The “Flamingo Revolution” is not an isolated event, but part of a broader wave of protests that has swept through the states of the former Yugoslavia and other parts of the Balkans.
In Serbia, the collapse of the newly renovated train station canopy in Novi Sad in November 2024, which killed 16 people, triggered the largest protest movement in decades. Student-led demonstrations swept through hundreds of cities. On March 15, 2025, more than 300,000 people gathered in Belgrade alone. The criticism centered on President Aleksandar Vučić’s system of clientelism, opaque mega-projects such as the Belgrade Waterfront, and raw materials deals with corporations such as Rio Tinto. On June 27, Vučić announced his resignation and early elections in an effort to preempt his ouster.

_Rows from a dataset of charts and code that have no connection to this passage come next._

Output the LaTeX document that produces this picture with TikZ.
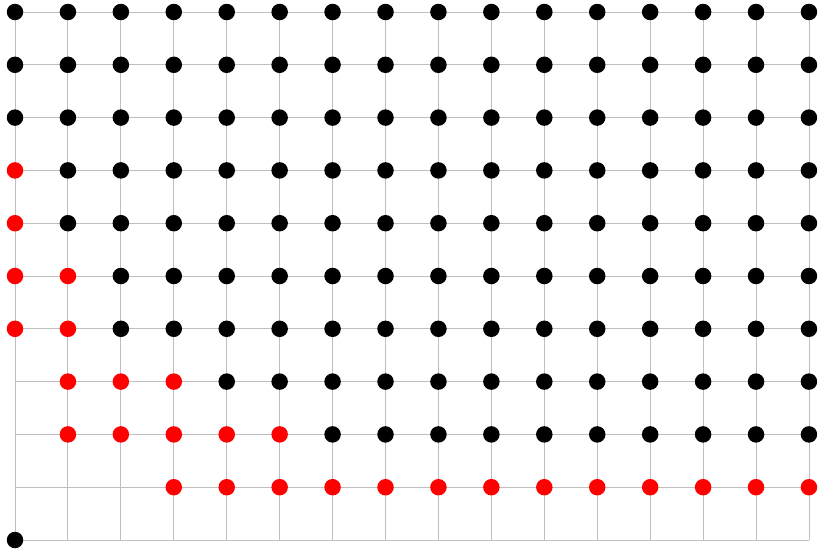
\documentclass[tikz,border=0pt]{standalone}
\begin{document}
\begin{tikzpicture}[x=1pt,y=-1pt,
  gridline/.style={draw=black!25,line width=0.9pt},
  bdot/.style={circle,fill=black,inner sep=0pt,minimum size=16.5pt},
  rdot/.style={circle,fill=red,inner sep=0pt,minimum size=16.5pt}]
\useasboundingbox (0,0) rectangle (818,549);
\def\sx{52.93}\def\sy{52.8}
% grid
\foreach \i in {0,...,15}{
  \draw[gridline] (15+\i*\sx,12) -- (15+\i*\sx,540);
}
\foreach \j in {0,...,10}{
  \draw[gridline] (15,540-\j*\sy) -- (809,540-\j*\sy);
}
% black dots: per row j, list of starting column
\node[bdot] (p-0-0) at (15,540) {};
% row 1: red 3..15
\foreach \i in {3,...,15}{\node[rdot] (p-\i-1) at (15+\i*\sx,540-1*\sy) {};}
% row 2: red 1..5, black 6..15
\foreach \i in {1,...,5}{\node[rdot] (p-\i-2) at (15+\i*\sx,540-2*\sy) {};}
\foreach \i in {6,...,15}{\node[bdot] (p-\i-2) at (15+\i*\sx,540-2*\sy) {};}
% row 3: red 1..3, black 4..15
\foreach \i in {1,...,3}{\node[rdot] (p-\i-3) at (15+\i*\sx,540-3*\sy) {};}
\foreach \i in {4,...,15}{\node[bdot] (p-\i-3) at (15+\i*\sx,540-3*\sy) {};}
% rows 4,5: red 0..1
\foreach \j in {4,5}{
  \foreach \i in {0,1}{\node[rdot] (p-\i-\j) at (15+\i*\sx,540-\j*\sy) {};}
  \foreach \i in {2,...,15}{\node[bdot] (p-\i-\j) at (15+\i*\sx,540-\j*\sy) {};}
}
% rows 6,7: red 0
\foreach \j in {6,7}{
  \node[rdot] (p-0-\j) at (15,540-\j*\sy) {};
  \foreach \i in {1,...,15}{\node[bdot] (p-\i-\j) at (15+\i*\sx,540-\j*\sy) {};}
}
% rows 8..10 all black
\foreach \j in {8,9,10}{
  \foreach \i in {0,...,15}{\node[bdot] (p-\i-\j) at (15+\i*\sx,540-\j*\sy) {};}
}
\end{tikzpicture}
\end{document}
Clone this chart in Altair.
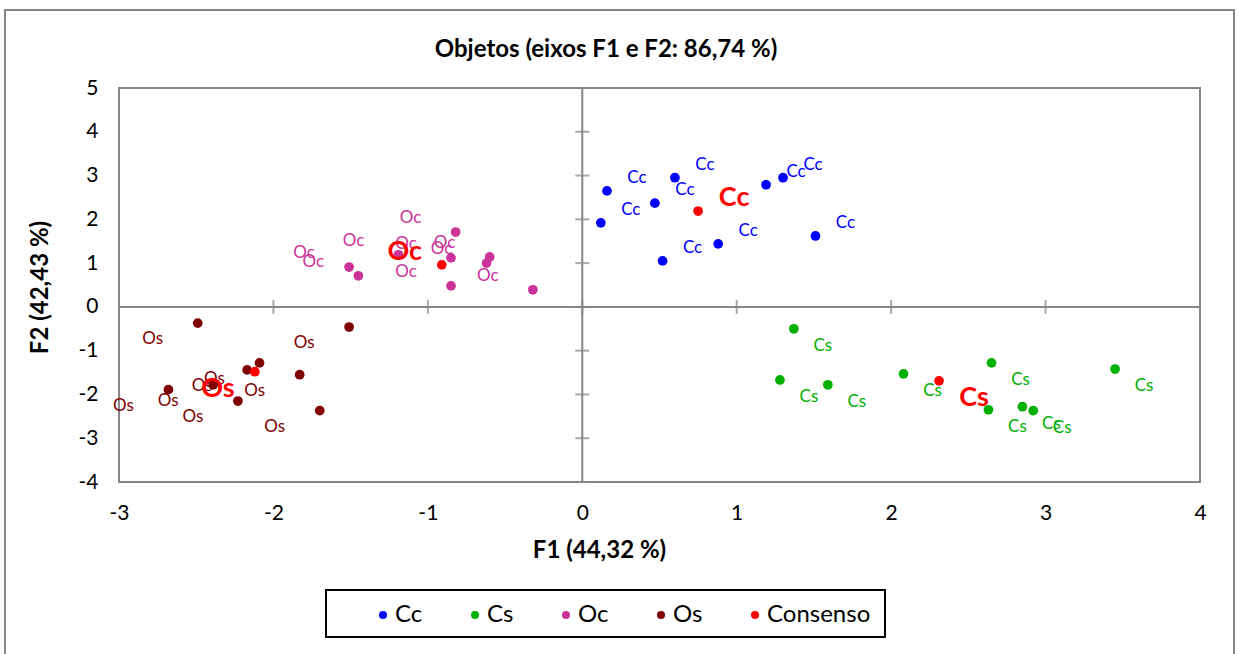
import altair as alt
import pandas as pd

# ---- data ----
grupos = ["Cc", "Cs", "Oc", "Os"]
cc_x = [0.16, 0.12, 0.60, 0.47, 0.52, 0.88, 1.19, 1.30, 1.51]
cc_y = [2.65, 1.92, 2.95, 2.37, 1.05, 1.44, 2.79, 2.95, 1.62]
cs_x = [1.37, 1.28, 1.59, 2.08, 2.65, 3.45, 2.63, 2.85, 2.92]
cs_y = [-0.50, -1.67, -1.78, -1.53, -1.28, -1.42, -2.35, -2.28, -2.37]
oc_x = [-0.82, -0.85, -0.60, -0.62, -1.51, -1.45, -1.19, -0.85, -0.32]
oc_y = [1.71, 1.12, 1.14, 1.00, 0.91, 0.71, 1.19, 0.48, 0.39]
os_x = [-2.49, -1.51, -2.09, -2.17, -1.83, -2.68, -2.39, -2.23, -1.70]
os_y = [-0.37, -0.46, -1.28, -1.44, -1.55, -1.89, -1.78, -2.15, -2.37]
cons_x = [0.75, 2.31, -0.91, -2.12]
cons_y = [2.19, -1.69, 0.96, -1.48]

x_ticks = [-3, -2, -1, 0, 1, 2, 3, 4]
y_ticks = [-4, -3, -2, -1, 0, 1, 2, 3, 4, 5]

legend_order = ["Cc", "Cs", "Oc", "Os", "Consenso"]
colors = ["#0000FF", "#00B000", "#CC3399", "#800000", "#FF0000"]

chart_title = "Objetos (eixos F1 e F2: 86,74 %)"
x_title = "F1 (44,32 %)"
y_title = "F2 (42,43 %)"

# ---- build tables ----
rows = []
for g, xs, ys in zip(grupos, [cc_x, cs_x, oc_x, os_x], [cc_y, cs_y, oc_y, os_y]):
    for xv, yv in zip(xs, ys):
        rows.append({"x": xv, "y": yv, "serie": g, "grupo": g, "label": g})
obs = pd.DataFrame(rows)
cons = pd.DataFrame({"x": cons_x, "y": cons_y, "serie": ["Consenso"] * 4,
                     "grupo": grupos, "label": grupos})
allpts = pd.concat([obs, cons], ignore_index=True)

FONT = "Lato"
GRAY = "#868686"

xscale = alt.Scale(domain=[-3, 4], nice=False, zero=False)
yscale = alt.Scale(domain=[-4, 5], nice=False, zero=False)
cscale = alt.Scale(domain=legend_order, range=colors)

xax = alt.Axis(values=x_ticks, grid=False, domain=False, ticks=False, tickSize=0,
               labelExpr="'' + datum.value", labelFlush=False, labelOverlap=False,
               labelFontSize=21, labelFont=FONT, labelColor="black", labelPadding=20,
               title=x_title, titleFont=FONT, titleFontSize=24, titleFontWeight="bold",
               titleColor="black", titleX=480, titleY=68, titleBaseline="middle", titleAlign="center")
yax = alt.Axis(values=y_ticks, grid=False, domain=False, ticks=False, tickSize=0,
               labelExpr="'' + datum.value", labelFlush=False, labelOverlap=False,
               labelFontSize=21, labelFont=FONT, labelColor="black", labelPadding=21,
               title=y_title, titleFont=FONT, titleFontSize=24, titleFontWeight="bold",
               titleColor="black", titleX=-79, titleY=199, titleBaseline="middle",
               titleAlign="center", titleAngle=270)

X = alt.X("x:Q", scale=xscale)
Y = alt.Y("y:Q", scale=yscale)

one = pd.DataFrame({"a": [0]})

outer = alt.Chart(one).mark_rect(fill="white", fillOpacity=0, stroke=GRAY, strokeWidth=2).encode(
    x=alt.value(-114), x2=alt.value(1115), y=alt.value(-78), y2=alt.value(620))

legbox = alt.Chart(one).mark_rect(fill="white", stroke="black", strokeWidth=2).encode(
    x=alt.value(207), x2=alt.value(766), y=alt.value(502), y2=alt.value(549))

title_txt = alt.Chart(one).mark_text(
    text=chart_title, font=FONT, fontSize=24, fontWeight="bold", color="black",
    align="center", baseline="middle").encode(x=alt.value(487), y=alt.value(-38))

base_axes = alt.Chart(allpts).mark_point(opacity=0).encode(
    x=alt.X("x:Q", scale=xscale, axis=xax),
    y=alt.Y("y:Q", scale=yscale, axis=yax))

vline = alt.Chart(pd.DataFrame({"x": [0]})).mark_rule(color=GRAY, strokeWidth=2).encode(x=X)
hline = alt.Chart(pd.DataFrame({"y": [0]})).mark_rule(color=GRAY, strokeWidth=2).encode(y=Y)

yt = alt.Chart(pd.DataFrame({"y": y_ticks, "x": [0] * len(y_ticks)})).mark_tick(
    orient="horizontal", size=14, thickness=2, color=GRAY).encode(x=X, y=Y)
xt = alt.Chart(pd.DataFrame({"x": x_ticks, "y": [0] * len(x_ticks)})).mark_tick(
    orient="vertical", size=14, thickness=2, color=GRAY).encode(x=X, y=Y)

points_obs = alt.Chart(obs).mark_circle(size=95, opacity=1).encode(
    x=X, y=Y,
    color=alt.Color("serie:N", scale=cscale, sort=legend_order,
                    legend=alt.Legend(title=None, orient="none", direction="horizontal",
                                      columns=5, legendX=252, legendY=515,
                                      symbolType="circle", symbolSize=64,
                                      symbolStrokeWidth=0, labelFont=FONT,
                                      labelFontSize=24, labelColor="black",
                                      labelOffset=0, columnPadding=40, padding=0)))
points_cons = alt.Chart(cons).mark_circle(size=95, opacity=1).encode(
    x=X, y=Y, color=alt.Color("serie:N", scale=cscale, legend=None))

obs_off = {"Cc": (30, -13), "Cs": (29, 17), "Oc": (-45, -14), "Os": (-45, 16)}
cons_off = {"Cc": (36, -13), "Cs": (35, 17), "Oc": (-37, -13), "Os": (-37, 17)}

obs_labels = []
cons_labels = []
for g in grupos:
    dx, dy = obs_off[g]
    obs_labels.append(alt.Chart(obs).transform_filter(alt.datum.grupo == g).mark_text(
        dx=dx, dy=dy, font=FONT, fontSize=17, align="center", baseline="middle").encode(
        x=X, y=Y, text="label:N", color=alt.Color("serie:N", scale=cscale, legend=None)))
    dx, dy = cons_off[g]
    cons_labels.append(alt.Chart(cons).transform_filter(alt.datum.grupo == g).mark_text(
        dx=dx, dy=dy, font=FONT, fontSize=27, fontWeight="bold", align="center",
        baseline="middle", color="#FF0000").encode(x=X, y=Y, text="label:N"))

chart = alt.layer(
    outer, legbox, title_txt, base_axes, vline, hline, yt, xt, points_obs, *obs_labels,
    points_cons, *cons_labels
).properties(
    width=1081, height=394,
    autosize=alt.AutoSizeParams(type="none"),
    padding={"left": 119, "top": 88, "right": 38, "bottom": 172},
    background="white",
).configure_view(stroke=GRAY, strokeWidth=2)

chart.save("out.html", embed_options={"renderer": "svg", "actions": False})
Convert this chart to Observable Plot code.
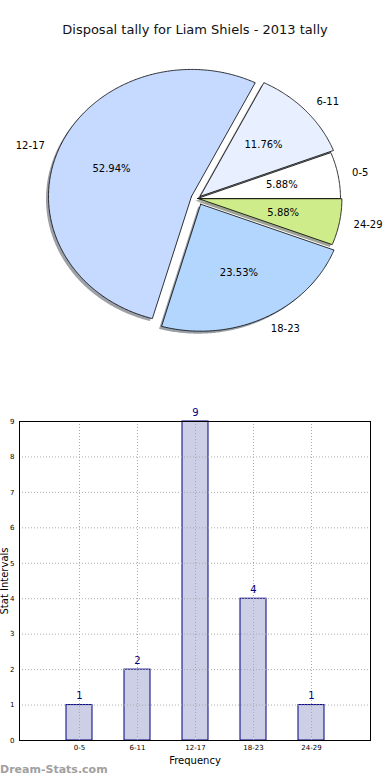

In North Macedonia, 59 mostly young people were killed and nearly 200 injured in March last year when an illegally operated nightclub caught fire in Kočani. Its operating license had been obtained through bribery. Thousands demonstrated in Skopje and Kočani under the slogan “Who is next?” In Bosnia and Herzegovina, thousands protested for several days in Sarajevo after a tram accident killed one person. Anger subsequently boiled over at the dilapidated infrastructure, lack of safety precautions and indifference of the corrupt elites.
The Albanian protest movement expresses justified and deep-rooted social anger. But any improvement in the increasingly unbearable living conditions requires the political mobilization of broad layers of the population on the basis of an international socialist program. The defense of the natural environment, public assets and social rights requires the expropriation of the capitalist oligarchs, the overthrow of their political lackeys, and the unification of workers and youth in the Balkans, across Europe and internationally.